-- Start GIVEN INFORMATION --

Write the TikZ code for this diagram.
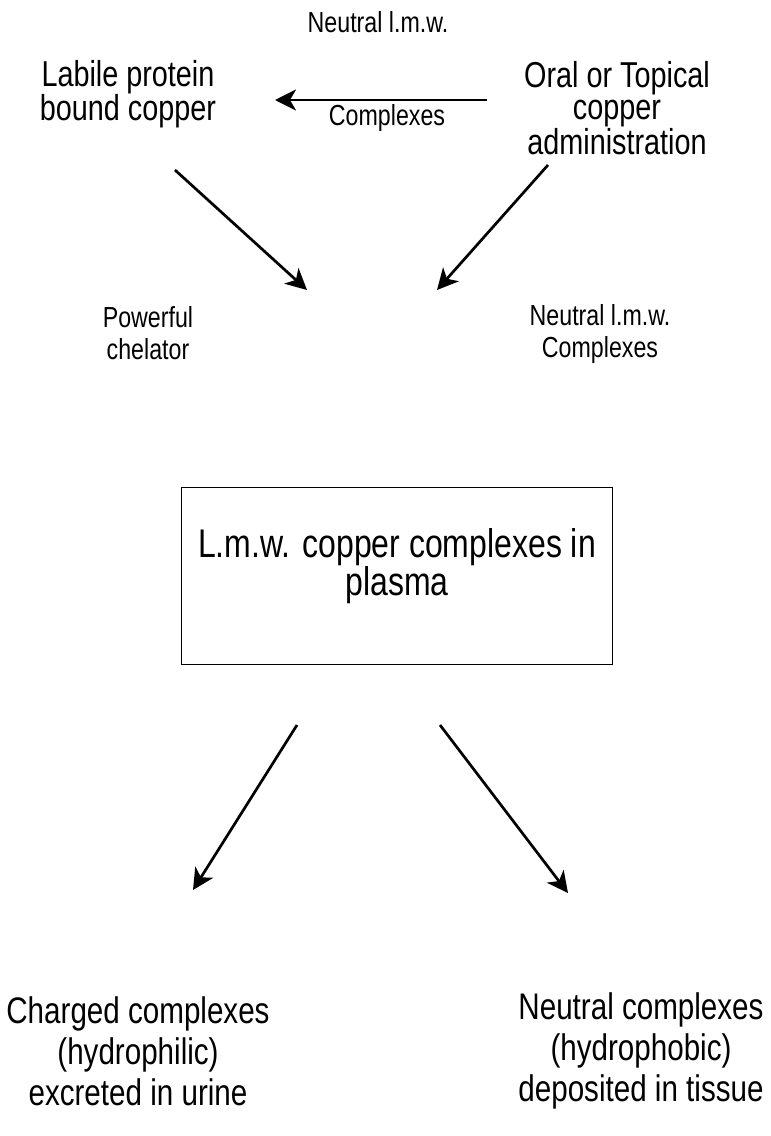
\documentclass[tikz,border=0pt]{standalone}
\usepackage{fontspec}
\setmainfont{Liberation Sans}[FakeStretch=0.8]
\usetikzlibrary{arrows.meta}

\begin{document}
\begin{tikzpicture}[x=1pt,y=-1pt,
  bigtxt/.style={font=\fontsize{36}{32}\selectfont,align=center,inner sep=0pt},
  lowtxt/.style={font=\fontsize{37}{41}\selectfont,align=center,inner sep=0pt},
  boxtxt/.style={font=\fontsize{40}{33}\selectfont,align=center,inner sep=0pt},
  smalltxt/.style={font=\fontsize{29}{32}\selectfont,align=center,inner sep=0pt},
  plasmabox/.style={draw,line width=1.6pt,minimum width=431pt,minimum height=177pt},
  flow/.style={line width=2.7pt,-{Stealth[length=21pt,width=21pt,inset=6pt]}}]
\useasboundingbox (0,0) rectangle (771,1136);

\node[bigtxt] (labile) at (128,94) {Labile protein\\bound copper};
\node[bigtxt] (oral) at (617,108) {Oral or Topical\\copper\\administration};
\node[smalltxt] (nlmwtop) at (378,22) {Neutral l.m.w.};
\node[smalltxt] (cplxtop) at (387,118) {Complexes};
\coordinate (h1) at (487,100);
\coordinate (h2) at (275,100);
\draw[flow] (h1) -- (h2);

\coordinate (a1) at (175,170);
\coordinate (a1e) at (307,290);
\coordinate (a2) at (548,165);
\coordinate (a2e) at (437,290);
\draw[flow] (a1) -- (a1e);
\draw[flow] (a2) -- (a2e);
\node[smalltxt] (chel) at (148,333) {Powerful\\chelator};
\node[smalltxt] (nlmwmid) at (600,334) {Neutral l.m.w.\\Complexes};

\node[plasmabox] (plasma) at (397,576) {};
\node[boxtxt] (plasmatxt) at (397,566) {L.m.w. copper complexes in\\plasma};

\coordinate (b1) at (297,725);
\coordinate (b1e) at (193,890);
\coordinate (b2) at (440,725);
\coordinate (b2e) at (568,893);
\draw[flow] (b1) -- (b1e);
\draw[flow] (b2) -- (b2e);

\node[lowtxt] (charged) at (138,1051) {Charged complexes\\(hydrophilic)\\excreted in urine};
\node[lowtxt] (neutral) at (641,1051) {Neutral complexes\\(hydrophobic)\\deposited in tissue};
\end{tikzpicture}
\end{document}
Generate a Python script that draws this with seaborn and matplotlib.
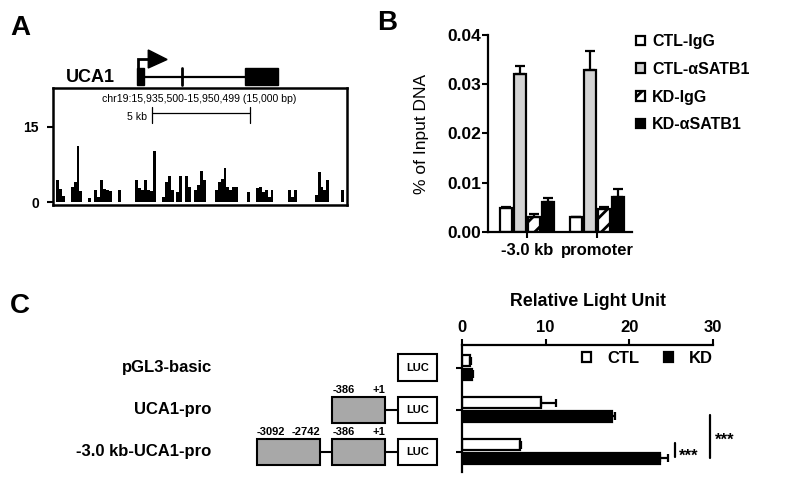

-- End GIVEN INFORMATION --

### EXERCISE
Reproduce the material above in full and without alteration, but skip all pictures.

### EXERCISE RESPONSE
Write the TikZ code for this diagram.
\documentclass[tikz,border=0pt]{standalone}
\usepackage{fontspec}
\setmainfont{Liberation Sans}[FakeStretch=0.8]
\usetikzlibrary{arrows.meta}

\begin{document}
\begin{tikzpicture}[x=1pt,y=-1pt,
  bigtxt/.style={font=\fontsize{36}{32}\selectfont,align=center,inner sep=0pt},
  lowtxt/.style={font=\fontsize{37}{41}\selectfont,align=center,inner sep=0pt},
  boxtxt/.style={font=\fontsize{40}{33}\selectfont,align=center,inner sep=0pt},
  smalltxt/.style={font=\fontsize{29}{32}\selectfont,align=center,inner sep=0pt},
  plasmabox/.style={draw,line width=1.6pt,minimum width=431pt,minimum height=177pt},
  flow/.style={line width=2.7pt,-{Stealth[length=21pt,width=21pt,inset=6pt]}}]
\useasboundingbox (0,0) rectangle (771,1136);

\node[bigtxt] (labile) at (128,94) {Labile protein\\bound copper};
\node[bigtxt] (oral) at (617,108) {Oral or Topical\\copper\\administration};
\node[smalltxt] (nlmwtop) at (378,22) {Neutral l.m.w.};
\node[smalltxt] (cplxtop) at (387,118) {Complexes};
\coordinate (h1) at (487,100);
\coordinate (h2) at (275,100);
\draw[flow] (h1) -- (h2);

\coordinate (a1) at (175,170);
\coordinate (a1e) at (307,290);
\coordinate (a2) at (548,165);
\coordinate (a2e) at (437,290);
\draw[flow] (a1) -- (a1e);
\draw[flow] (a2) -- (a2e);
\node[smalltxt] (chel) at (148,333) {Powerful\\chelator};
\node[smalltxt] (nlmwmid) at (600,334) {Neutral l.m.w.\\Complexes};

\node[plasmabox] (plasma) at (397,576) {};
\node[boxtxt] (plasmatxt) at (397,566) {L.m.w. copper complexes in\\plasma};

\coordinate (b1) at (297,725);
\coordinate (b1e) at (193,890);
\coordinate (b2) at (440,725);
\coordinate (b2e) at (568,893);
\draw[flow] (b1) -- (b1e);
\draw[flow] (b2) -- (b2e);

\node[lowtxt] (charged) at (138,1051) {Charged complexes\\(hydrophilic)\\excreted in urine};
\node[lowtxt] (neutral) at (641,1051) {Neutral complexes\\(hydrophobic)\\deposited in tissue};
\end{tikzpicture}
\end{document}
Generate a Python script that draws this with seaborn and matplotlib.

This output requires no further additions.